> **Exercise**: Output the data word for word, dropping every image.

> **Supplied information**:
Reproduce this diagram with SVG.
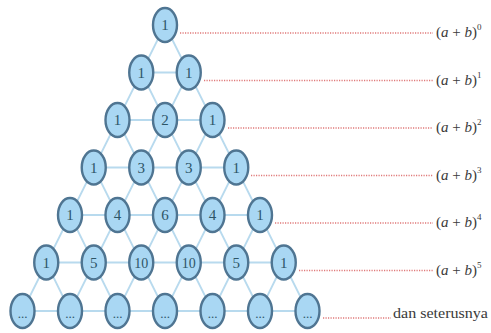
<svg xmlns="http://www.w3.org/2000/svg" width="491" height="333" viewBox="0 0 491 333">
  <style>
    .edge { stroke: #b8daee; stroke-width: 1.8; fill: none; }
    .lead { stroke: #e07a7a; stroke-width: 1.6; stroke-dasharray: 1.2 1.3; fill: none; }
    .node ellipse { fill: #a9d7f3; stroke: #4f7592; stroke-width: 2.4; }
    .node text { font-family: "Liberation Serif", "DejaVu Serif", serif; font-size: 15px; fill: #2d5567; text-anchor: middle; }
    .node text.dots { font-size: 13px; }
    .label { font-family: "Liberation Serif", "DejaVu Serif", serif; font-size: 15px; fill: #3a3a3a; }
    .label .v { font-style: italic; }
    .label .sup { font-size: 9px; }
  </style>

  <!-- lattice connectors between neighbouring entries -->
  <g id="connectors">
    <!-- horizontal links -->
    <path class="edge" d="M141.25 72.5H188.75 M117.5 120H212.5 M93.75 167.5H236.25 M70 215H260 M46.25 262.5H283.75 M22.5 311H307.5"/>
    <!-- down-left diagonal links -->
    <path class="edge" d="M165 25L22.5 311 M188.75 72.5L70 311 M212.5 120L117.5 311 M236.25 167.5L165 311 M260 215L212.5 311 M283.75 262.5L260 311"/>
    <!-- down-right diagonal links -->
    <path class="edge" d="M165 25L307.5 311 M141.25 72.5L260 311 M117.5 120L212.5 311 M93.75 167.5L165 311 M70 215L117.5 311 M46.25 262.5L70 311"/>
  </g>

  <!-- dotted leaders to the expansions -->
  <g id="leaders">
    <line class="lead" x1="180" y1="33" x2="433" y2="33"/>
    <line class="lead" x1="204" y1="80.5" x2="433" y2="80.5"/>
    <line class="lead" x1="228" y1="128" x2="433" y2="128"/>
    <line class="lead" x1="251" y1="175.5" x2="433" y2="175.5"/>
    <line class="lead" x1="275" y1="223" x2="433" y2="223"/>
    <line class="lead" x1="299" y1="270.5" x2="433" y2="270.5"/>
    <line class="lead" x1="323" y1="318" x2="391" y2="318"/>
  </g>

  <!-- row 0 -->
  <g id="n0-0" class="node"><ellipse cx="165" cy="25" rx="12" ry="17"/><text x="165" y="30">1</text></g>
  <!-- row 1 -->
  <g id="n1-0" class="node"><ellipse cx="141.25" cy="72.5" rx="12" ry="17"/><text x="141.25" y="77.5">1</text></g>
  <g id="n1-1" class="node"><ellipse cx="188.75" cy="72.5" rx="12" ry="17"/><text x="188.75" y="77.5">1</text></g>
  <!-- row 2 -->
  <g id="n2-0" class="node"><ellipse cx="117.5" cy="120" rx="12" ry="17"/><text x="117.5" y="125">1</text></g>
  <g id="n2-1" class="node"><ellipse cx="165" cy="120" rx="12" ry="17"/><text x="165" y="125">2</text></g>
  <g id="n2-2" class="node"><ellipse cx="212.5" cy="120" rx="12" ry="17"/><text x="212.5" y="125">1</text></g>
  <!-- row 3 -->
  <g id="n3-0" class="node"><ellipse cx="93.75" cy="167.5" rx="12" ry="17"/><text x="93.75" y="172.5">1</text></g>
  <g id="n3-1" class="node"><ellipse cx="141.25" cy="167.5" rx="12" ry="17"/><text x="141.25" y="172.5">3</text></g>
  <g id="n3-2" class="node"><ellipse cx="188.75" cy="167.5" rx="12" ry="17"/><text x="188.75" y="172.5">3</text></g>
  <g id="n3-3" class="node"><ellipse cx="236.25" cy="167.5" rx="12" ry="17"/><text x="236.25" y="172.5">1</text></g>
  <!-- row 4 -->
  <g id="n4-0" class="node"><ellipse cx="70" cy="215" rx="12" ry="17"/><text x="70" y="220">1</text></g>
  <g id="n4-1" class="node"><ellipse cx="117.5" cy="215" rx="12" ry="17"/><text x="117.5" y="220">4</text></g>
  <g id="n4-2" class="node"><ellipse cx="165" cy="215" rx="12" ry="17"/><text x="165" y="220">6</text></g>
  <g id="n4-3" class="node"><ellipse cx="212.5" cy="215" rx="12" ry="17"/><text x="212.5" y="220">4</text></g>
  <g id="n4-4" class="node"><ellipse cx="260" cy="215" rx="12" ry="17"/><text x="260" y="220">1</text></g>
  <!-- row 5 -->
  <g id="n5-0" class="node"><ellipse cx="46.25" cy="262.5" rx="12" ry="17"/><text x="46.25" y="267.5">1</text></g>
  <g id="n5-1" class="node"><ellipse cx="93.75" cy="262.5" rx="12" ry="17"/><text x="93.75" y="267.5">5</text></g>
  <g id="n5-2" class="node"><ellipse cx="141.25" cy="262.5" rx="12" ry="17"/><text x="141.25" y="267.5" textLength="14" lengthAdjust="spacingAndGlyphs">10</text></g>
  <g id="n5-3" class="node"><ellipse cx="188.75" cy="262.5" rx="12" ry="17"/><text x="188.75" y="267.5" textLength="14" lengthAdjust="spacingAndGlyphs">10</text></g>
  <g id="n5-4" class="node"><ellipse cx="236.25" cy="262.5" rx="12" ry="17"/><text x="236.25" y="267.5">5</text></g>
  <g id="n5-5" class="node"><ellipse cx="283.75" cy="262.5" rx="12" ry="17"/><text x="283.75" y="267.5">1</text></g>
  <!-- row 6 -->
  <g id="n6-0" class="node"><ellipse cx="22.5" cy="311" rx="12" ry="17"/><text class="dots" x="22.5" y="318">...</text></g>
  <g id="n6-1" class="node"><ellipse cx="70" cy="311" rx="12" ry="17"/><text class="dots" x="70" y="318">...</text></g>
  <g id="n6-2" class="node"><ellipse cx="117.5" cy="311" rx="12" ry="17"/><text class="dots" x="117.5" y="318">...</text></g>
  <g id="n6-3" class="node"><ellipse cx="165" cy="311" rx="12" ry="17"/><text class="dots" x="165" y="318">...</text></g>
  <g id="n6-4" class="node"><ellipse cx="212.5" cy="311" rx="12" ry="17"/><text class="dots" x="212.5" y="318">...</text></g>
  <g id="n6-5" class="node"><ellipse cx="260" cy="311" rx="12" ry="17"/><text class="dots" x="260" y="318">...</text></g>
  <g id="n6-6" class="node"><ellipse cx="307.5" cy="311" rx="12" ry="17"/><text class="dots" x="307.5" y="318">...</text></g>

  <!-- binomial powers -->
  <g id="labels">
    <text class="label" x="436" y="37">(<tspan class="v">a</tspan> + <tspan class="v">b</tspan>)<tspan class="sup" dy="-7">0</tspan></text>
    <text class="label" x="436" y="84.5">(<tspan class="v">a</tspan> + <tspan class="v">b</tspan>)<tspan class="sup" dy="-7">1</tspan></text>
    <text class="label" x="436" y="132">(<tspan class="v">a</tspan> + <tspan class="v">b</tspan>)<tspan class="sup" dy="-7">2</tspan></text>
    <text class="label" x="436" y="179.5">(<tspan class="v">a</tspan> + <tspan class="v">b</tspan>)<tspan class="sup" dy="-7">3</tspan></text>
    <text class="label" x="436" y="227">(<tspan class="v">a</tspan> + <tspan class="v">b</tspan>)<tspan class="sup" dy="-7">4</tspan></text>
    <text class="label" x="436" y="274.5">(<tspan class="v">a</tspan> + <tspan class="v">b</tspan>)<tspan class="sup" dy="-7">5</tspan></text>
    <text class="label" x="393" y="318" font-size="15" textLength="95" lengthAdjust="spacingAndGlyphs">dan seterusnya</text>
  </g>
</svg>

> **Solution to this problem**:
Reproduce this diagram with SVG.
<svg xmlns="http://www.w3.org/2000/svg" width="491" height="333" viewBox="0 0 491 333">
  <style>
    .edge { stroke: #b8daee; stroke-width: 1.8; fill: none; }
    .lead { stroke: #e07a7a; stroke-width: 1.6; stroke-dasharray: 1.2 1.3; fill: none; }
    .node ellipse { fill: #a9d7f3; stroke: #4f7592; stroke-width: 2.4; }
    .node text { font-family: "Liberation Serif", "DejaVu Serif", serif; font-size: 15px; fill: #2d5567; text-anchor: middle; }
    .node text.dots { font-size: 13px; }
    .label { font-family: "Liberation Serif", "DejaVu Serif", serif; font-size: 15px; fill: #3a3a3a; }
    .label .v { font-style: italic; }
    .label .sup { font-size: 9px; }
  </style>

  <!-- lattice connectors between neighbouring entries -->
  <g id="connectors">
    <!-- horizontal links -->
    <path class="edge" d="M141.25 72.5H188.75 M117.5 120H212.5 M93.75 167.5H236.25 M70 215H260 M46.25 262.5H283.75 M22.5 311H307.5"/>
    <!-- down-left diagonal links -->
    <path class="edge" d="M165 25L22.5 311 M188.75 72.5L70 311 M212.5 120L117.5 311 M236.25 167.5L165 311 M260 215L212.5 311 M283.75 262.5L260 311"/>
    <!-- down-right diagonal links -->
    <path class="edge" d="M165 25L307.5 311 M141.25 72.5L260 311 M117.5 120L212.5 311 M93.75 167.5L165 311 M70 215L117.5 311 M46.25 262.5L70 311"/>
  </g>

  <!-- dotted leaders to the expansions -->
  <g id="leaders">
    <line class="lead" x1="180" y1="33" x2="433" y2="33"/>
    <line class="lead" x1="204" y1="80.5" x2="433" y2="80.5"/>
    <line class="lead" x1="228" y1="128" x2="433" y2="128"/>
    <line class="lead" x1="251" y1="175.5" x2="433" y2="175.5"/>
    <line class="lead" x1="275" y1="223" x2="433" y2="223"/>
    <line class="lead" x1="299" y1="270.5" x2="433" y2="270.5"/>
    <line class="lead" x1="323" y1="318" x2="391" y2="318"/>
  </g>

  <!-- row 0 -->
  <g id="n0-0" class="node"><ellipse cx="165" cy="25" rx="12" ry="17"/><text x="165" y="30">1</text></g>
  <!-- row 1 -->
  <g id="n1-0" class="node"><ellipse cx="141.25" cy="72.5" rx="12" ry="17"/><text x="141.25" y="77.5">1</text></g>
  <g id="n1-1" class="node"><ellipse cx="188.75" cy="72.5" rx="12" ry="17"/><text x="188.75" y="77.5">1</text></g>
  <!-- row 2 -->
  <g id="n2-0" class="node"><ellipse cx="117.5" cy="120" rx="12" ry="17"/><text x="117.5" y="125">1</text></g>
  <g id="n2-1" class="node"><ellipse cx="165" cy="120" rx="12" ry="17"/><text x="165" y="125">2</text></g>
  <g id="n2-2" class="node"><ellipse cx="212.5" cy="120" rx="12" ry="17"/><text x="212.5" y="125">1</text></g>
  <!-- row 3 -->
  <g id="n3-0" class="node"><ellipse cx="93.75" cy="167.5" rx="12" ry="17"/><text x="93.75" y="172.5">1</text></g>
  <g id="n3-1" class="node"><ellipse cx="141.25" cy="167.5" rx="12" ry="17"/><text x="141.25" y="172.5">3</text></g>
  <g id="n3-2" class="node"><ellipse cx="188.75" cy="167.5" rx="12" ry="17"/><text x="188.75" y="172.5">3</text></g>
  <g id="n3-3" class="node"><ellipse cx="236.25" cy="167.5" rx="12" ry="17"/><text x="236.25" y="172.5">1</text></g>
  <!-- row 4 -->
  <g id="n4-0" class="node"><ellipse cx="70" cy="215" rx="12" ry="17"/><text x="70" y="220">1</text></g>
  <g id="n4-1" class="node"><ellipse cx="117.5" cy="215" rx="12" ry="17"/><text x="117.5" y="220">4</text></g>
  <g id="n4-2" class="node"><ellipse cx="165" cy="215" rx="12" ry="17"/><text x="165" y="220">6</text></g>
  <g id="n4-3" class="node"><ellipse cx="212.5" cy="215" rx="12" ry="17"/><text x="212.5" y="220">4</text></g>
  <g id="n4-4" class="node"><ellipse cx="260" cy="215" rx="12" ry="17"/><text x="260" y="220">1</text></g>
  <!-- row 5 -->
  <g id="n5-0" class="node"><ellipse cx="46.25" cy="262.5" rx="12" ry="17"/><text x="46.25" y="267.5">1</text></g>
  <g id="n5-1" class="node"><ellipse cx="93.75" cy="262.5" rx="12" ry="17"/><text x="93.75" y="267.5">5</text></g>
  <g id="n5-2" class="node"><ellipse cx="141.25" cy="262.5" rx="12" ry="17"/><text x="141.25" y="267.5" textLength="14" lengthAdjust="spacingAndGlyphs">10</text></g>
  <g id="n5-3" class="node"><ellipse cx="188.75" cy="262.5" rx="12" ry="17"/><text x="188.75" y="267.5" textLength="14" lengthAdjust="spacingAndGlyphs">10</text></g>
  <g id="n5-4" class="node"><ellipse cx="236.25" cy="262.5" rx="12" ry="17"/><text x="236.25" y="267.5">5</text></g>
  <g id="n5-5" class="node"><ellipse cx="283.75" cy="262.5" rx="12" ry="17"/><text x="283.75" y="267.5">1</text></g>
  <!-- row 6 -->
  <g id="n6-0" class="node"><ellipse cx="22.5" cy="311" rx="12" ry="17"/><text class="dots" x="22.5" y="318">...</text></g>
  <g id="n6-1" class="node"><ellipse cx="70" cy="311" rx="12" ry="17"/><text class="dots" x="70" y="318">...</text></g>
  <g id="n6-2" class="node"><ellipse cx="117.5" cy="311" rx="12" ry="17"/><text class="dots" x="117.5" y="318">...</text></g>
  <g id="n6-3" class="node"><ellipse cx="165" cy="311" rx="12" ry="17"/><text class="dots" x="165" y="318">...</text></g>
  <g id="n6-4" class="node"><ellipse cx="212.5" cy="311" rx="12" ry="17"/><text class="dots" x="212.5" y="318">...</text></g>
  <g id="n6-5" class="node"><ellipse cx="260" cy="311" rx="12" ry="17"/><text class="dots" x="260" y="318">...</text></g>
  <g id="n6-6" class="node"><ellipse cx="307.5" cy="311" rx="12" ry="17"/><text class="dots" x="307.5" y="318">...</text></g>

  <!-- binomial powers -->
  <g id="labels">
    <text class="label" x="436" y="37">(<tspan class="v">a</tspan> + <tspan class="v">b</tspan>)<tspan class="sup" dy="-7">0</tspan></text>
    <text class="label" x="436" y="84.5">(<tspan class="v">a</tspan> + <tspan class="v">b</tspan>)<tspan class="sup" dy="-7">1</tspan></text>
    <text class="label" x="436" y="132">(<tspan class="v">a</tspan> + <tspan class="v">b</tspan>)<tspan class="sup" dy="-7">2</tspan></text>
    <text class="label" x="436" y="179.5">(<tspan class="v">a</tspan> + <tspan class="v">b</tspan>)<tspan class="sup" dy="-7">3</tspan></text>
    <text class="label" x="436" y="227">(<tspan class="v">a</tspan> + <tspan class="v">b</tspan>)<tspan class="sup" dy="-7">4</tspan></text>
    <text class="label" x="436" y="274.5">(<tspan class="v">a</tspan> + <tspan class="v">b</tspan>)<tspan class="sup" dy="-7">5</tspan></text>
    <text class="label" x="393" y="318" font-size="15" textLength="95" lengthAdjust="spacingAndGlyphs">dan seterusnya</text>
  </g>
</svg>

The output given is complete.